Dollar Trades Slightly Lower Ahead of FOMC Meeting Results

The dollar index (DXY00) on Tuesday fell slightly by -0.12%.  The dollar traded on the defensive ahead of the 2-day FOMC meeting that ends Wednesday, which could yield a dovish outcome with hints of further rate cuts and a possible end to quantitative tightening. The dollar was also under pressure from the -0.4 bp decline in the 10-year T-note yield.

The dollar remains under pressure from the ongoing US government shutdown.  The longer the shutdown is maintained, the more likely the US economy will suffer and the more likely the Fed will have to cut interest rates.

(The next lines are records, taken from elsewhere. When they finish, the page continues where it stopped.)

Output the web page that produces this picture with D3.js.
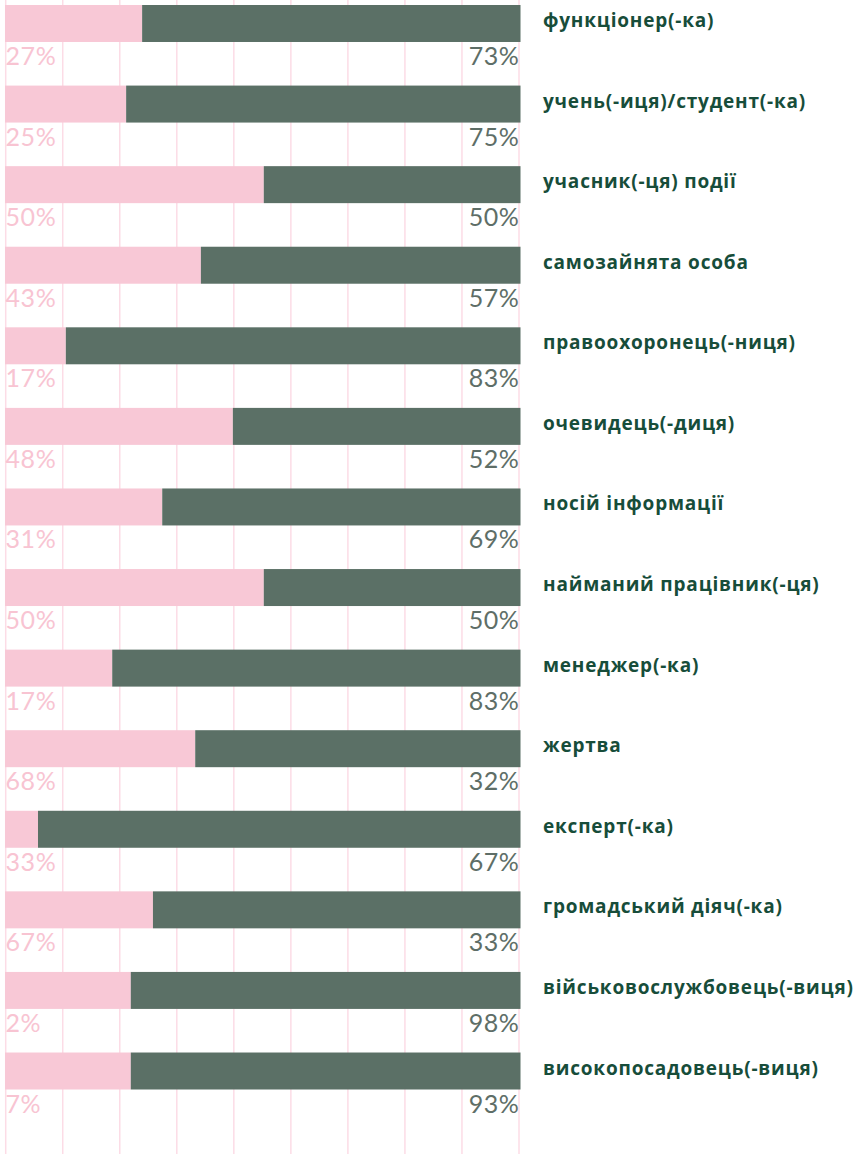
<!DOCTYPE html>
<html>
<head>
<meta charset="utf-8">
<script src="https://cdn.jsdelivr.net/npm/d3@7"></script>
<style>
  html, body { margin: 0; padding: 0; background: #fff; }
  svg { display: block; }
</style>
</head>
<body>
<div id="chart"></div>
<script>
// categories, top to bottom
const categories = [
  "функціонер(-ка)",
  "учень(-иця)/студент(-ка)",
  "учасник(-ця) події",
  "самозайнята особа",
  "правоохоронець(-ниця)",
  "очевидець(-диця)",
  "носій інформації",
  "найманий працівник(-ця)",
  "менеджер(-ка)",
  "жертва",
  "експерт(-ка)",
  "громадський діяч(-ка)",
  "військовослужбовець(-виця)",
  "високопосадовець(-виця)"
];
// pink share of each bar as drawn (percent)
const pinkBar   = [26.6, 23.5, 50.2, 38.0, 11.8, 44.2, 30.5, 50.2, 20.8, 36.9, 6.4, 28.7, 24.4, 24.4];
// labels printed under the bars
const pinkLabels  = ["27%", "25%", "50%", "43%", "17%", "48%", "31%", "50%", "17%", "68%", "33%", "67%", "2%", "7%"];
const greenLabels = ["73%", "75%", "50%", "57%", "83%", "52%", "69%", "50%", "83%", "32%", "67%", "33%", "98%", "93%"];
const gridTicks = d3.range(0, 10);

const width  = 860;
const height = 1154;
const pink   = "#f8c8d6";
const green  = "#5b7066";

const x = d3.scaleLinear().domain([0, 100]).range([5, 520.5]);
const xGrid = d3.scaleLinear().domain([0, 9]).range([5.7, 519]);
const y = d3.scaleBand()
  .domain(categories)
  .range([5, 1089.5])
  .paddingInner(0.541)
  .paddingOuter(0);

const svg = d3.select("#chart").append("svg")
  .attr("width", width)
  .attr("height", height);

svg.append("g").selectAll("line")
  .data(gridTicks)
  .enter().append("line")
  .attr("x1", d => xGrid(d))
  .attr("x2", d => xGrid(d))
  .attr("y1", 0)
  .attr("y2", height)
  .attr("stroke", "#fcdce6")
  .attr("stroke-width", 1.5);

const rows = svg.append("g").selectAll("g")
  .data(categories)
  .enter().append("g");

rows.append("rect")
  .attr("x", x(0))
  .attr("y", d => y(d))
  .attr("width", (d, i) => x(pinkBar[i]) - x(0))
  .attr("height", y.bandwidth())
  .attr("fill", pink);

rows.append("rect")
  .attr("x", (d, i) => x(pinkBar[i]))
  .attr("y", d => y(d))
  .attr("width", (d, i) => x(100) - x(pinkBar[i]))
  .attr("height", y.bandwidth())
  .attr("fill", green);

rows.append("text")
  .attr("x", x(0) + 0.5)
  .attr("y", d => y(d) + y.bandwidth() + 23)
  .attr("font-family", "Lato, sans-serif")
  .attr("font-weight", 400)
  .attr("font-size", 25)
  .attr("letter-spacing", 0.6)
  .attr("fill", "#f8c4d2")
  .text((d, i) => pinkLabels[i]);

rows.append("text")
  .attr("x", x(100) - 1)
  .attr("y", d => y(d) + y.bandwidth() + 23)
  .attr("text-anchor", "end")
  .attr("font-family", "Lato, sans-serif")
  .attr("font-weight", 400)
  .attr("font-size", 25)
  .attr("letter-spacing", 0.6)
  .attr("fill", "#5e6e67")
  .text((d, i) => greenLabels[i]);

rows.append("text")
  .attr("x", 543)
  .attr("y", d => y(d) + 22)
  .attr("font-family", "'Open Sans', sans-serif")
  .attr("font-weight", 700)
  .attr("font-size", 19)
  .attr("letter-spacing", 0.8)
  .attr("fill", "#174d3a")
  .text(d => d);
</script>
</body>
</html>
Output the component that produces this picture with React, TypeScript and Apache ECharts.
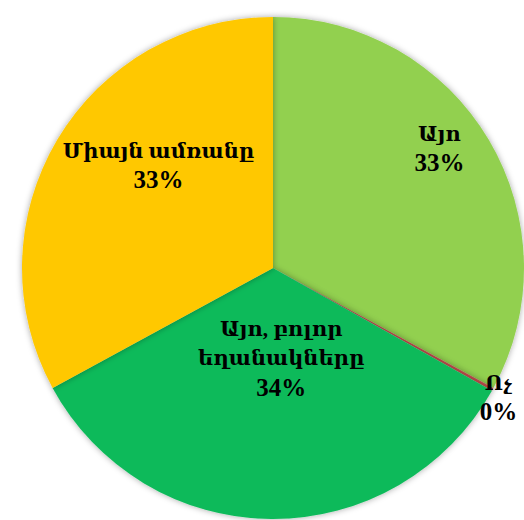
import React, { useEffect, useRef } from "react";
import * as echarts from "echarts";

const categories = ["Այո", "Ոչ", "Այո, բոլոր\nեղանակները", "Միայն ամռանը"];
const values = [33, 0.2, 34, 33];
const colors = ["#92D050", "#C0504D", "#0DBA5A", "#FFC800"];
const labelShift = [
  [56, -54],
  [113, 67],
  [9, -38],
  [-4, -37],
];

export default function App() {
  const ref = useRef<HTMLDivElement>(null);
  useEffect(() => {
    document.body.style.margin = "0";
    const chart = echarts.init(ref.current!, null, { renderer: "svg" });
    const fam = "'Liberation Serif', 'DejaVu Serif', serif";
    chart.setOption({
      animation: false,
      backgroundColor: "#ffffff",
      series: [
        {
          type: "pie",
          center: [273, 268],
          radius: 251,
          startAngle: 90,
          clockwise: true,
          avoidLabelOverlap: false,
          data: categories.map((name, i) => ({
            name,
            value: values[i],
            itemStyle: {
              color: colors[i],
              shadowBlur: 6,
              shadowColor: "rgba(0,0,0,0.35)",
            },
          })),
          label: {
            show: true,
            position: "inside",
            color: "#000",
            fontWeight: "bold",
            fontSize: 21,
            lineHeight: 29,
            fontFamily: fam,
            formatter: (p: any) =>
              p.name
                .split("\n")
                .map((s: string) => `{n|${s}}`)
                .join("\n") + `\n{p|${Math.round(p.percent)}%}`,
            rich: {
              n: { fontSize: 21, lineHeight: 29, fontWeight: "bold", fontFamily: fam, color: "#000" },
              p: { fontSize: 25, lineHeight: 29, fontWeight: "bold", fontFamily: fam, color: "#000" },
            },
          },
          labelLine: { show: false },
          labelLayout: (p: any) => ({
            dx: labelShift[p.dataIndex][0],
            dy: labelShift[p.dataIndex][1],
          }),
          emphasis: { disabled: true },
        },
      ],
    });
    return () => chart.dispose();
  }, []);
  return <div ref={ref} style={{ width: 524, height: 520 }} />;
}
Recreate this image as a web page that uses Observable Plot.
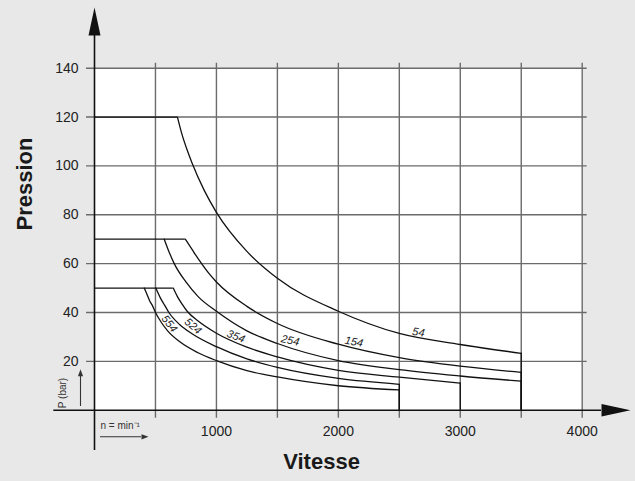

The dollar on Tuesday gained support from the stronger-than-expected Richmond Fed and US consumer confidence reports.

The markets are discounting a 100% chance that the FOMC at the end of its 2-day meeting on Wednesday will announce a -25 bp rate cut in its federal funds target range to 3.75%-4.00%.  Assuming the Fed proceeds with this week’s -25 bp rate cut, the markets are then discounting a 90% chance of another -25 bp rate cut at the next FOMC meeting on December 9-10.  The markets are discounting an overall 115 bp rate cut by the end of 2026 to 2.95% from the current effective federal funds rate of 4.10%.

The FOMC at this week’s meeting is not scheduled to release a Summary of Economic Projections, which contains the Fed’s dot plot.  That means the markets on Wednesday will hear from Fed Chair Powell at his regular post-meeting press conference, but will not receive an update from other Fed officials on their views about the future course of interest rates.

The markets are also expecting the FOMC to announce on Wednesday that it is ending its quantitative tightening, which involves allowing its balance sheet to decline.  A halt to the Fed’s quantitative tightening would be supportive for the stock and bond markets, as the Fed would no longer be draining liquidity from the US financial system.

The Aug FHFA US house price index rose +0.4% m/m, which was stronger than expectations of -0.1%.  Meanwhile, the S&P Cotality CS US 20-city house index rose by +0.19% m/m and +1.58% y/y, which was stronger than expectations of -0.10% m/m and +1.30% y/y.